From Fiorello LaGuardia, who reigned during the New Deal era, to John Lindsey, who in the mid-1960s doubled as a Good Morning America guest host, to the string of colorful mayors who led during the racially divisive years between the late 1970s and 1990s, including the pugnacious Ed Koch, the city’s first and (so far) only black mayor, David Dinkins, and the divisive Rudy Giuliani, who kicked off the “stop-and-frisk” era with the nightmare for black New Yorkers known as “Giuliani Time,” Gotham prefers its mayors with personality. (As someone who lived in New York City during “Giuliani time,” I can attest that “personality” is no substitute for decency, and that era is not missed by many African-Americans.)

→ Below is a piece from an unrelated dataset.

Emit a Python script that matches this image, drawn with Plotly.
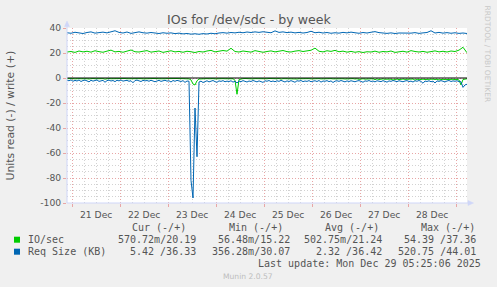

De Blasio triumphed by presenting the clearest contrast to Bloomberg, whose grandiose, authoritarian style has worn many New Yorkers out, even as he gets praise for standing strong on national issues like gun control. In the closing weeks of the campaign, Bloomberg had a genuine de Blasio meltdown, accusing the candidate of running a racist campaign just for showing his kids’ faces on TV, proving to any doubters that de Blasio’s real crime was to be the most un-Bloomberg of them all, and giving many progressives even more reason to support him.

Without a big, overarching issue to cloud the race — the crime surge that swept Giuliani past David Dinkins and into Gracie Mansion in 1994, or the 9/11 terror attacks that rocked downtown Manhattan and helped keep City Hall in Republican (turned Independent) hands with Bloomberg in 2002 — New York voters were free to vote purely on personality and issues. And progressives can feel heartened that the most authentically liberal candidate won.

Clearly, the race isn’t in the bag — since de Blasio’s progressive stances could send wealthy liberals among the city’s dominant Democratic voters into the arms of the Republican candidate, Joe Lhota, who ran the Metropolitan Transportation Agency (think subway, and then try and feel good about him), and was an aide to Giuliani (ditto). But Lhota got fewer primary votes on the Republican side than Anthony Weiner, who finished fifth.

Bloomberg could choose to throw the platinum-veneered kitchen sink at de Blasio in the general election to try and push Lhota through, though that could further aide de Blasio among New Yorkers who are ready to wrest the crown and scepter out of King Soda Ban’s grasp. And Bloombergian bloviation, if it’s of the quality of his “race” and stop-and-frisk comments, could actually be the best thing that ever happened to the de Blasio campaign.

So while it’s not over, de Blasio’s primary success signals the possibility of a progressive New York that’s moving on from the ritual humiliation of black men, the fixation on terrorism, and the serial displacement of ordinary working people in favor of the Wall Street barons in top hats. It feels like the ordinary city dweller might actually have a shot, and a friend in City Hall.

Maybe that’s a pipe dream, but watching that attractive, multi-racial family standing on stage celebrating victory in the Democratic primary Tuesday night, it sure felt like afro-mentum.